Even those firms that chose cSi could shift into different modes to capture more value.
Other firms stepped back and focused on a niche market where one technology (maybe the non-dominant one) has an advantage over another.
For some non-traditional energy consumers – like boat owners or those who want to stay off-grid – thin film technology is more attractive. As off-grid solar energy systems require different hardware to store energy, they offer yet another market, or niche, for firms.
Accept the acquisition
In the case of an M&A, the acquirer gains a firm’s culture and knowledge, i.e. knowledge about how to manage supply or value chains, how to introduce products and so on.
Several start-ups pegged to thin-film CIGS technology were acquired and rolled up into a larger company called Hanergy. By banding small start-ups together, Hanergy was able to roll out alternative technologies on a greater scale than it could have on its own, giving it a chance to compete.
Innovation is adaptation Our research looked at the solar industry, but other industries are in their own eras of ferment today.

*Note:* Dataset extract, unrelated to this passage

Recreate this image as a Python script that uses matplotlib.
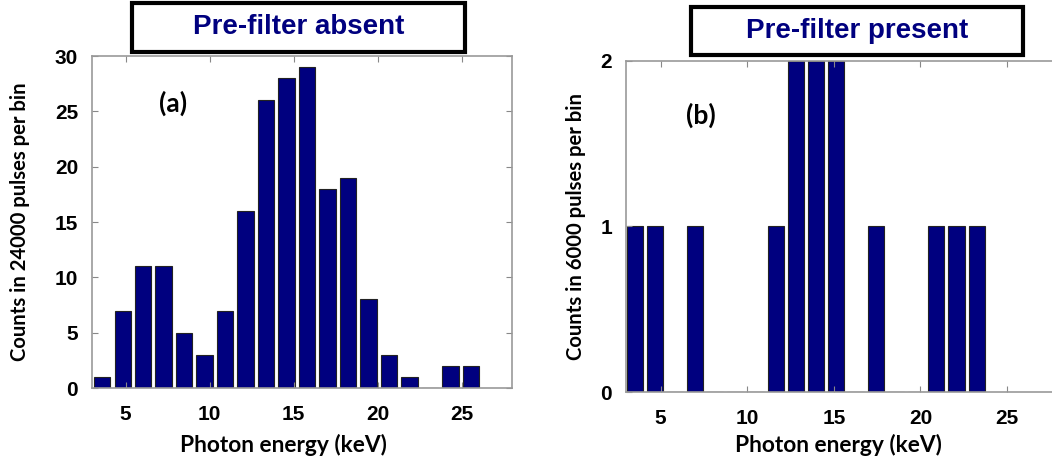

Electric vehicles, for example, could shift the automobile industry to a very different model if the dominant technology turns out to be something approaching Tesla’s model of delivering both a product (a car) and the system to enjoy that car (e.g. charging stations).
Innovators need to be adaptable in terms of business models and technology. Organisations have different possible strategies if they end up not choosing the dominant technology. Even if they do choose it and face serious competition, they can still pivot, adapt and survive.
In technology, it’s not just about the product, it’s also about its niche or the system in which it’s embedded. More options pop up when a firm has integrated capabilities.
Remaining open to options is an important part of innovation. Thomas Edison said that all 10,000 iterations of the lightbulb brought him to the one that worked. Failure is a teacher and it’s up to firms have their own internal shakeouts to uncover those integrated capabilities that make them stronger.